-- Begin --
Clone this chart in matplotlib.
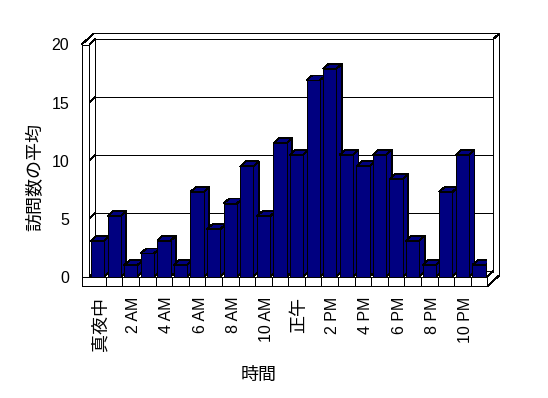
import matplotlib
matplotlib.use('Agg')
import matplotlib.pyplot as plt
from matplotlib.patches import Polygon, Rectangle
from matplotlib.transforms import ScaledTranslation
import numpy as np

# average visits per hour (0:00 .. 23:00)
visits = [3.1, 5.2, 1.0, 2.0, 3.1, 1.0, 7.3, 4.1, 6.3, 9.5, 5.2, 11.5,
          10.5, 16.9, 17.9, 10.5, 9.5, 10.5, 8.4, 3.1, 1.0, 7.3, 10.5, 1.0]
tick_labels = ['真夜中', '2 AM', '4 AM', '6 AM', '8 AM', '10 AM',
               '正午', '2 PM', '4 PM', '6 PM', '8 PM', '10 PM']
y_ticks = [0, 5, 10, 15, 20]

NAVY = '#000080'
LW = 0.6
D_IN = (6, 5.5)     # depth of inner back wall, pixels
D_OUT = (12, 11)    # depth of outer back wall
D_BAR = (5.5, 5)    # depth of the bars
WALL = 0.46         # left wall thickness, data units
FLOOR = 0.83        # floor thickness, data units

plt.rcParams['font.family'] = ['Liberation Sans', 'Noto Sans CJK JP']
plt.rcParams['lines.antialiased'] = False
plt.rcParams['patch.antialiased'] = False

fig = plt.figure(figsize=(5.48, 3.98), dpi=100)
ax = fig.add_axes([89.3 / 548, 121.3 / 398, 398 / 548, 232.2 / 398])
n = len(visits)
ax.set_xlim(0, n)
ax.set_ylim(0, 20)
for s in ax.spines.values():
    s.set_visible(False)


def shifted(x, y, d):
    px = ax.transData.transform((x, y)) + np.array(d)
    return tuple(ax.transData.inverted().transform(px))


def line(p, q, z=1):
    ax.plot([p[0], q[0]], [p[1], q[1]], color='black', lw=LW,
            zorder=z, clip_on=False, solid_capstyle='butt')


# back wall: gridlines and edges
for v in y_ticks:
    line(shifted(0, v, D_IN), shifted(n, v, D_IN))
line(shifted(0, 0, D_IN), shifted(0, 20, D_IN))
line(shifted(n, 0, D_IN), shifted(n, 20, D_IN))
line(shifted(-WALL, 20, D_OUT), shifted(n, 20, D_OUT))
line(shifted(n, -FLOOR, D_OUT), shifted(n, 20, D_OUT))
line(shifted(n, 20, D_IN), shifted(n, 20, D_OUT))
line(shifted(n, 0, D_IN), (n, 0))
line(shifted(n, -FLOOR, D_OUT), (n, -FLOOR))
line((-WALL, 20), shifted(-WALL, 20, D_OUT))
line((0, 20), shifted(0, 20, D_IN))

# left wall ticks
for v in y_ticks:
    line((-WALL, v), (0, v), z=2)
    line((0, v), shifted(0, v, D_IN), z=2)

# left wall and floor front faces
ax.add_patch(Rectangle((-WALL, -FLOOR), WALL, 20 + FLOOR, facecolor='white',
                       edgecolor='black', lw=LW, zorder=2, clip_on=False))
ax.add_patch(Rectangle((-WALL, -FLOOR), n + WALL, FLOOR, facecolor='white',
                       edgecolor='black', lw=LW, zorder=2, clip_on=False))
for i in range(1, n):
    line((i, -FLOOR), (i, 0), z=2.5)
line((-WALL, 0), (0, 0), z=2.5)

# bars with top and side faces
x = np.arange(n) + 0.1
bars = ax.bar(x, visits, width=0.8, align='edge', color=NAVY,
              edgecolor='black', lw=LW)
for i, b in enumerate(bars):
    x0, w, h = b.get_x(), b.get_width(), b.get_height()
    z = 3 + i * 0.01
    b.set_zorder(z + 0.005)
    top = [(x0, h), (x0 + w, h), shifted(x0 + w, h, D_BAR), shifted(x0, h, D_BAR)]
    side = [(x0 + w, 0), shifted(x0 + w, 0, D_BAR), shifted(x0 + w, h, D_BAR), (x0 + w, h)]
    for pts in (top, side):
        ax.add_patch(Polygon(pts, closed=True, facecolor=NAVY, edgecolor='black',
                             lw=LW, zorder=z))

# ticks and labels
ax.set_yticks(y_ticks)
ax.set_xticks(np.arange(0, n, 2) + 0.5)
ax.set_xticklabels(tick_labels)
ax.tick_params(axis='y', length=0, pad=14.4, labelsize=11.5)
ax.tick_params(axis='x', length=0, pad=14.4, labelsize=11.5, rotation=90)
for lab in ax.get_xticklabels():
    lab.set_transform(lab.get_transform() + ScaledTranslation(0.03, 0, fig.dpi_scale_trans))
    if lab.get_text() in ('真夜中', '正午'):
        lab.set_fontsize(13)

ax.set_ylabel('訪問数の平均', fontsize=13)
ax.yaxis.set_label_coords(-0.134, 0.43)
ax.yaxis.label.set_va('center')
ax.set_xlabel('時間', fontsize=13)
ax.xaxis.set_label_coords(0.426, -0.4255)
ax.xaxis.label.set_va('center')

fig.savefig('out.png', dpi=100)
-- End --
-- Begin --
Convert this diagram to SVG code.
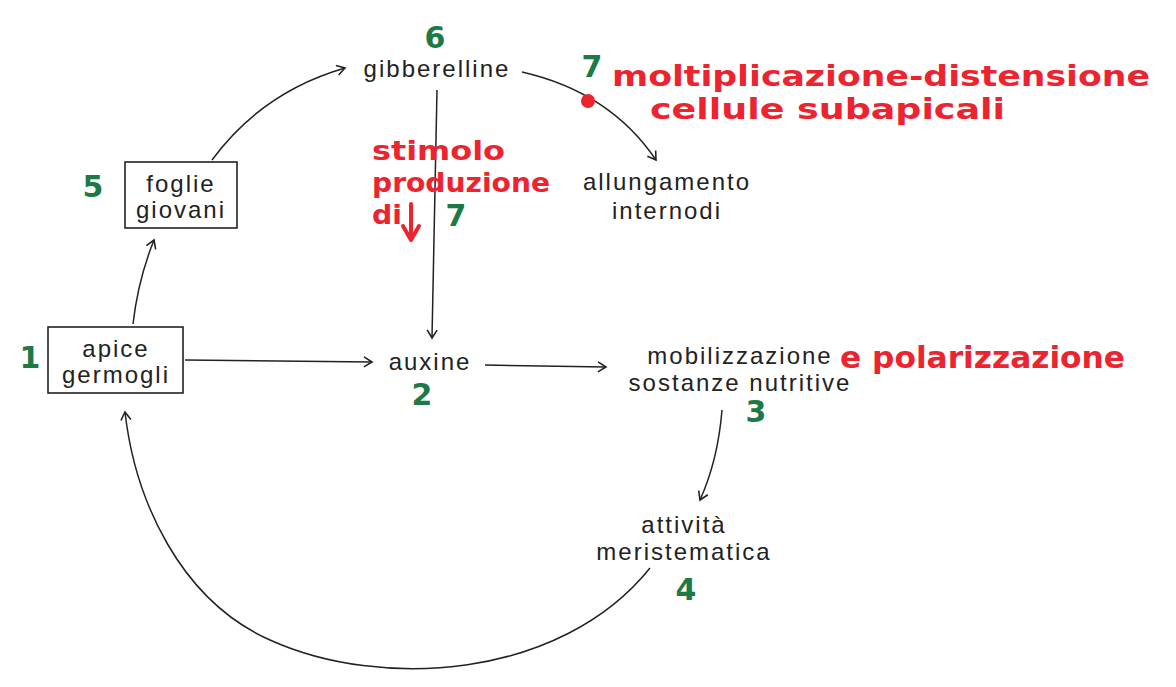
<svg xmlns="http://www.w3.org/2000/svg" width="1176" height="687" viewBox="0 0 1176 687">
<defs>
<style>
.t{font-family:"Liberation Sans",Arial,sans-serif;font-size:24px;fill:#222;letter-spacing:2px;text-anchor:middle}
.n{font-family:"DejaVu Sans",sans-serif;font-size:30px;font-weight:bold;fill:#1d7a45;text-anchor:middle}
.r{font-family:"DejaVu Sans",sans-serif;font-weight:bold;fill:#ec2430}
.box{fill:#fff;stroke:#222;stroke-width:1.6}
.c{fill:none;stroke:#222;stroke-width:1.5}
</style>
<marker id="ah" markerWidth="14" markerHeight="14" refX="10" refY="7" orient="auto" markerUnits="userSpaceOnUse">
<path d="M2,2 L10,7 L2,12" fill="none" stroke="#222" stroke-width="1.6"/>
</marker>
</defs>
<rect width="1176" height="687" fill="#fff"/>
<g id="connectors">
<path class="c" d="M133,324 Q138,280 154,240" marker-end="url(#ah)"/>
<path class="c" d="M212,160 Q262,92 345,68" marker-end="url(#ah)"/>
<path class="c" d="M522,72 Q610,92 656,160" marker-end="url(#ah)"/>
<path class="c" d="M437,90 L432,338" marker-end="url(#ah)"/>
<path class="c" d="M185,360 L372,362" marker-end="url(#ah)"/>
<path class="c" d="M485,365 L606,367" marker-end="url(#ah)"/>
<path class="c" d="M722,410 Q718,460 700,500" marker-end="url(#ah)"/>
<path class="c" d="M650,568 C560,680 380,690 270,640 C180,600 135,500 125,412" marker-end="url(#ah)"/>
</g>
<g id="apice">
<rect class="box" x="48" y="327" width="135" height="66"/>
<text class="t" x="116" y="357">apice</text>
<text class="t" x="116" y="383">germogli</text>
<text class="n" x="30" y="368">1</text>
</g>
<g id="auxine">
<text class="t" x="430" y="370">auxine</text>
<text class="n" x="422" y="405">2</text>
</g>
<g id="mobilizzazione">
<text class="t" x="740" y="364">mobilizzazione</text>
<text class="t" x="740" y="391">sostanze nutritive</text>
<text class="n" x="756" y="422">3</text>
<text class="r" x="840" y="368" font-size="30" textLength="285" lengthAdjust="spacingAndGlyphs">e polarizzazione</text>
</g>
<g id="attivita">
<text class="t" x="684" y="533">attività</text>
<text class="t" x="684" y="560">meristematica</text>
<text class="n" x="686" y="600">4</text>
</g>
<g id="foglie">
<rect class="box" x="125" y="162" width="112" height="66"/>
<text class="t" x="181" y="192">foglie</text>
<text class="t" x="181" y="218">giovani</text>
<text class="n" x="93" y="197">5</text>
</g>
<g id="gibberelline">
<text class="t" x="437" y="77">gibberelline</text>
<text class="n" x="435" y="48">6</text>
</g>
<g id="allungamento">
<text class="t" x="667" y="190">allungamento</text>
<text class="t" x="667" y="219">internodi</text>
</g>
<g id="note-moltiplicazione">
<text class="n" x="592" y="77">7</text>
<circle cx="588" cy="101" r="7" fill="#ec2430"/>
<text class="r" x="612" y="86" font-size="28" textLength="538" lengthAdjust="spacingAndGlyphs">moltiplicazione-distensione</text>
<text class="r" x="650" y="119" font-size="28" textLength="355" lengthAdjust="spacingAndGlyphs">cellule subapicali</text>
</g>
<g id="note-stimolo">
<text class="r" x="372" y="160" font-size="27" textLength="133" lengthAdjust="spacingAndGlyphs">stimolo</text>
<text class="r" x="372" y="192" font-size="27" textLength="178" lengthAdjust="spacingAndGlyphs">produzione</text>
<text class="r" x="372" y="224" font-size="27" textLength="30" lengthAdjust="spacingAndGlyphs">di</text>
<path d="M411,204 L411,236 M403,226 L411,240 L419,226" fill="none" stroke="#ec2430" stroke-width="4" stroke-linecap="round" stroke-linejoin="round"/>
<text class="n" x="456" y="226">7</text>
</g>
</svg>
-- End --
-- Begin --
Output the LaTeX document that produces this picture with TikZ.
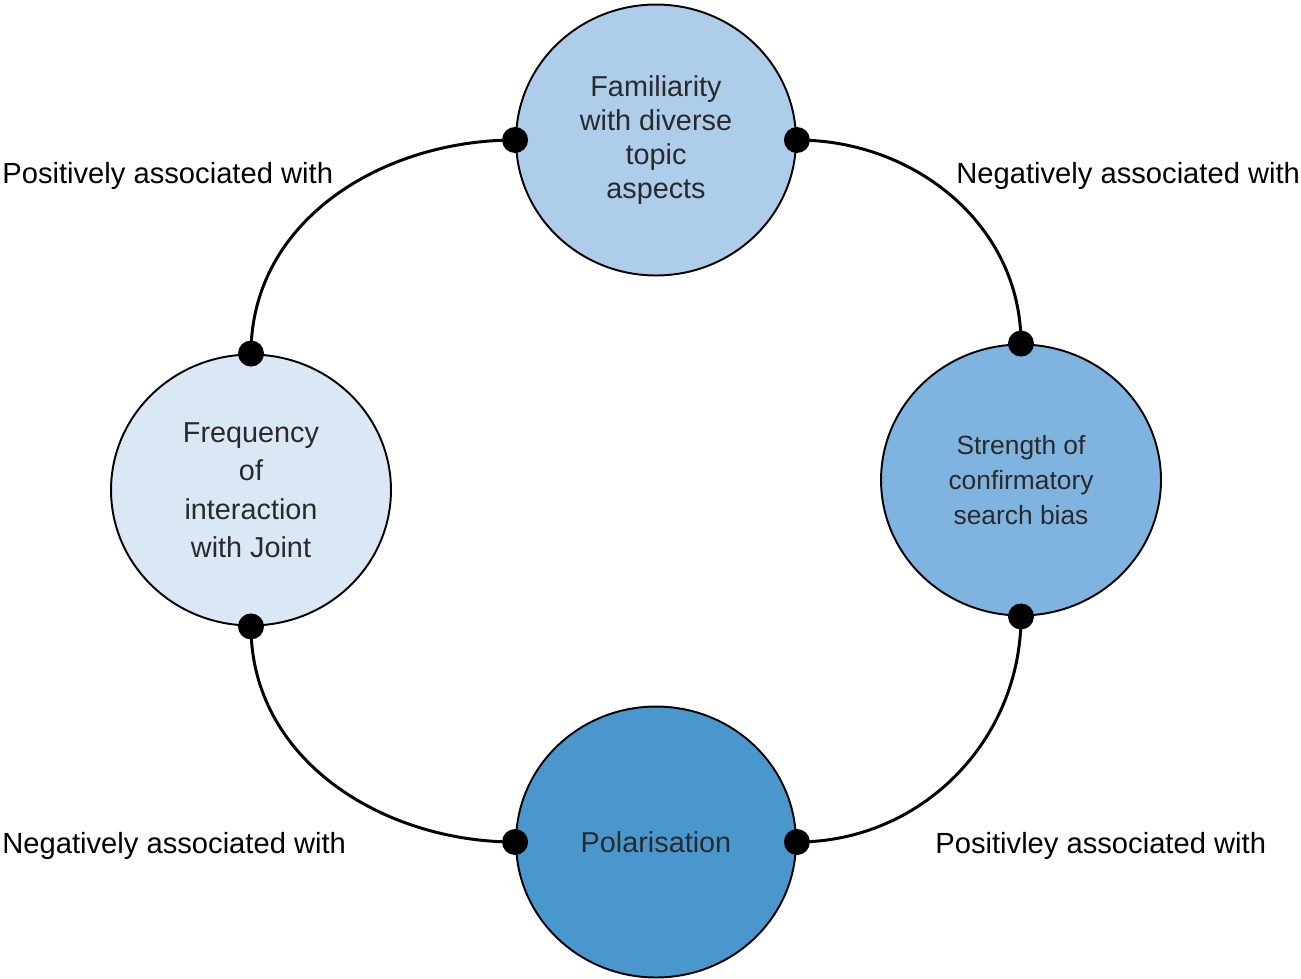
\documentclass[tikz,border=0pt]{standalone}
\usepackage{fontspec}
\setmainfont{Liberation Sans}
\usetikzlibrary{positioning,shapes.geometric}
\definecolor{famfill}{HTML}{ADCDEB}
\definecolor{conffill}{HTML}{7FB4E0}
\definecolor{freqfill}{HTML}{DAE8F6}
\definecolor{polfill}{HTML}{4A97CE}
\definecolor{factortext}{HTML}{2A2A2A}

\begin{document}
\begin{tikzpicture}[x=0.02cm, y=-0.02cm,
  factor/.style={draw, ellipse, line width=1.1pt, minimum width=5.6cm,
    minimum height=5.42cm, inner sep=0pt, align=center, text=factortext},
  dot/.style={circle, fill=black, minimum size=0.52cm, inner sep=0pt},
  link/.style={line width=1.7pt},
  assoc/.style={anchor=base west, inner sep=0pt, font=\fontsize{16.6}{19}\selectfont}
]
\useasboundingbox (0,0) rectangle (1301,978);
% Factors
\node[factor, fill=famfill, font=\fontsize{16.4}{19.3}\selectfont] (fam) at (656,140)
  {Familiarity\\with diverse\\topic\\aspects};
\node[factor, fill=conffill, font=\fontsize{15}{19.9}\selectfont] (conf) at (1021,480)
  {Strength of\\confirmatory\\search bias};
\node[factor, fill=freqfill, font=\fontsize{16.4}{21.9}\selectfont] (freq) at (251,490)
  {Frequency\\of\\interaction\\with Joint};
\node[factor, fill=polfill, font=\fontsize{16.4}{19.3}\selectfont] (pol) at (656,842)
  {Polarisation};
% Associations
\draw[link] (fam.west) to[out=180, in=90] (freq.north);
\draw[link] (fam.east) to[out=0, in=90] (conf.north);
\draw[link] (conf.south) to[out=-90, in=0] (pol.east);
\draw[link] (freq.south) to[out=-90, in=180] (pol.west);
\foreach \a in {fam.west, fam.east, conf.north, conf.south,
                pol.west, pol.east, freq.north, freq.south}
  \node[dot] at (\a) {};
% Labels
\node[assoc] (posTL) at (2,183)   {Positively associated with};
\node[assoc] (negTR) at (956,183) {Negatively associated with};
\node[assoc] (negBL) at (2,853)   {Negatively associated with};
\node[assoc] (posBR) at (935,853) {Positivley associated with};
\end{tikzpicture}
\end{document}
-- End --
[TASK DETAILS]
Using the material above, report each line where "this" occurs.

[TASK RESULT]
Clone this chart in matplotlib.
Convert this diagram to SVG code.
Output the LaTeX document that produces this picture with TikZ.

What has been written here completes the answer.